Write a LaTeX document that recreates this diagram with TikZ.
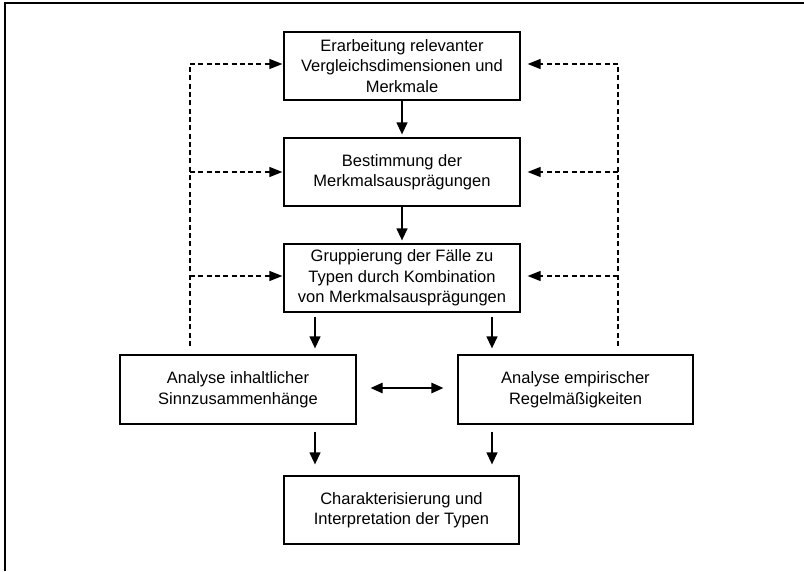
\documentclass[tikz,border=0pt]{standalone}
\usepackage{fontspec}
\setmainfont{Liberation Sans}
\usetikzlibrary{arrows.meta}
\tikzset{
  box/.style={draw=black, line width=1.3pt, fill=white, inner sep=0pt, align=center,
    font=\fontsize{16.5}{20.5}\selectfont, minimum height=68pt},
  tip/.style={Triangle[length=12pt,width=11pt]},
  arr/.style={line width=1.3pt, -{Triangle[length=12pt,width=11pt]}},
  darr/.style={line width=1.3pt, {Triangle[length=12pt,width=10.5pt]}-{Triangle[length=12pt,width=10.5pt]}},
  dsh/.style={line width=1.3pt, dash pattern=on 5pt off 3.3pt},
  dsharr/.style={dsh, -{Triangle[length=13pt,width=10pt]}}
}
\begin{document}
\begin{tikzpicture}[x=1pt,y=-1pt]
\useasboundingbox (0,0) rectangle (804,571);
% outer frame
\draw[line width=1.5pt] (5,571) -- (5,3) -- (804,3);
% boxes
\node[box, minimum width=236pt] (b1) at (402,66) {Erarbeitung relevanter\\Vergleichsdimensionen und\\Merkmale};
\node[box, minimum width=236pt] (b2) at (402,172) {Bestimmung der\\Merkmalsausprägungen};
\node[box, minimum width=236pt] (b3) at (402,278) {Gruppierung der Fälle zu\\Typen durch Kombination\\von Merkmalsausprägungen};
\node[box, minimum width=236pt, minimum height=69pt] (b4) at (238,389.5) {Analyse inhaltlicher\\Sinnzusammenhänge};
\node[box, minimum width=235pt, minimum height=69pt] (b5) at (575.5,389.5) {Analyse empirischer\\Regelmäßigkeiten};
\node[box, minimum width=235pt] (b6) at (401.5,510) {Charakterisierung und\\Interpretation der Typen};
% helper coordinates
\coordinate (cl) at (315,0);
\coordinate (cr) at (492,0);
\coordinate (dlt) at (190,64);
\coordinate (dlb) at (190,346);
\coordinate (drt) at (618,64);
\coordinate (drb) at (618,346);
% solid arrows
\draw[arr, shorten >=3pt] (b1) -- (b2);
\draw[arr, shorten >=3pt] (b2) -- (b3);
\draw[arr, shorten <=4pt, shorten >=6pt] (b3.south -| cl) -- (b4.north -| cl);
\draw[arr, shorten <=4pt, shorten >=6pt] (b3.south -| cr) -- (b5.north -| cr);
\draw[arr, shorten <=7pt, shorten >=11pt] (b4.south -| cl) -- (b6.north -| cl);
\draw[arr, shorten <=7pt, shorten >=11pt] (b5.south -| cr) -- (b6.north -| cr);
\draw[darr, shorten <=14pt, shorten >=14pt] ([yshift=1.5pt]b4.east) -- ([yshift=1.5pt]b5.west);
% dashed feedback lines
\draw[dsh] (dlb) -- (dlt);
\draw[dsh] (drb) -- (drt);
\draw[dsharr, shorten >=1pt] (dlt) -- (dlt -| b1.west);
\draw[dsharr, shorten >=1pt] (dlt |- b2.west) -- (b2.west);
\draw[dsharr, shorten >=1pt] ([yshift=2pt]dlt |- b3.west) -- ([yshift=2pt]b3.west);
\draw[dsharr, shorten >=7pt] (drt) -- (drt -| b1.east);
\draw[dsharr, shorten >=7pt] (drt |- b2.east) -- (b2.east);
\draw[dsharr, shorten >=7pt] ([yshift=2pt]drt |- b3.east) -- ([yshift=2pt]b3.east);
\end{tikzpicture}
\end{document}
--
### PROMPT
Reproduce each line exactly, please, except for any pictures.

### THE SOLUTION
Write a LaTeX document that recreates this diagram with TikZ.
\documentclass[tikz,border=0pt]{standalone}
\usepackage{fontspec}
\setmainfont{Liberation Sans}
\usetikzlibrary{arrows.meta}
\tikzset{
  box/.style={draw=black, line width=1.3pt, fill=white, inner sep=0pt, align=center,
    font=\fontsize{16.5}{20.5}\selectfont, minimum height=68pt},
  tip/.style={Triangle[length=12pt,width=11pt]},
  arr/.style={line width=1.3pt, -{Triangle[length=12pt,width=11pt]}},
  darr/.style={line width=1.3pt, {Triangle[length=12pt,width=10.5pt]}-{Triangle[length=12pt,width=10.5pt]}},
  dsh/.style={line width=1.3pt, dash pattern=on 5pt off 3.3pt},
  dsharr/.style={dsh, -{Triangle[length=13pt,width=10pt]}}
}
\begin{document}
\begin{tikzpicture}[x=1pt,y=-1pt]
\useasboundingbox (0,0) rectangle (804,571);
% outer frame
\draw[line width=1.5pt] (5,571) -- (5,3) -- (804,3);
% boxes
\node[box, minimum width=236pt] (b1) at (402,66) {Erarbeitung relevanter\\Vergleichsdimensionen und\\Merkmale};
\node[box, minimum width=236pt] (b2) at (402,172) {Bestimmung der\\Merkmalsausprägungen};
\node[box, minimum width=236pt] (b3) at (402,278) {Gruppierung der Fälle zu\\Typen durch Kombination\\von Merkmalsausprägungen};
\node[box, minimum width=236pt, minimum height=69pt] (b4) at (238,389.5) {Analyse inhaltlicher\\Sinnzusammenhänge};
\node[box, minimum width=235pt, minimum height=69pt] (b5) at (575.5,389.5) {Analyse empirischer\\Regelmäßigkeiten};
\node[box, minimum width=235pt] (b6) at (401.5,510) {Charakterisierung und\\Interpretation der Typen};
% helper coordinates
\coordinate (cl) at (315,0);
\coordinate (cr) at (492,0);
\coordinate (dlt) at (190,64);
\coordinate (dlb) at (190,346);
\coordinate (drt) at (618,64);
\coordinate (drb) at (618,346);
% solid arrows
\draw[arr, shorten >=3pt] (b1) -- (b2);
\draw[arr, shorten >=3pt] (b2) -- (b3);
\draw[arr, shorten <=4pt, shorten >=6pt] (b3.south -| cl) -- (b4.north -| cl);
\draw[arr, shorten <=4pt, shorten >=6pt] (b3.south -| cr) -- (b5.north -| cr);
\draw[arr, shorten <=7pt, shorten >=11pt] (b4.south -| cl) -- (b6.north -| cl);
\draw[arr, shorten <=7pt, shorten >=11pt] (b5.south -| cr) -- (b6.north -| cr);
\draw[darr, shorten <=14pt, shorten >=14pt] ([yshift=1.5pt]b4.east) -- ([yshift=1.5pt]b5.west);
% dashed feedback lines
\draw[dsh] (dlb) -- (dlt);
\draw[dsh] (drb) -- (drt);
\draw[dsharr, shorten >=1pt] (dlt) -- (dlt -| b1.west);
\draw[dsharr, shorten >=1pt] (dlt |- b2.west) -- (b2.west);
\draw[dsharr, shorten >=1pt] ([yshift=2pt]dlt |- b3.west) -- ([yshift=2pt]b3.west);
\draw[dsharr, shorten >=7pt] (drt) -- (drt -| b1.east);
\draw[dsharr, shorten >=7pt] (drt |- b2.east) -- (b2.east);
\draw[dsharr, shorten >=7pt] ([yshift=2pt]drt |- b3.east) -- ([yshift=2pt]b3.east);
\end{tikzpicture}
\end{document}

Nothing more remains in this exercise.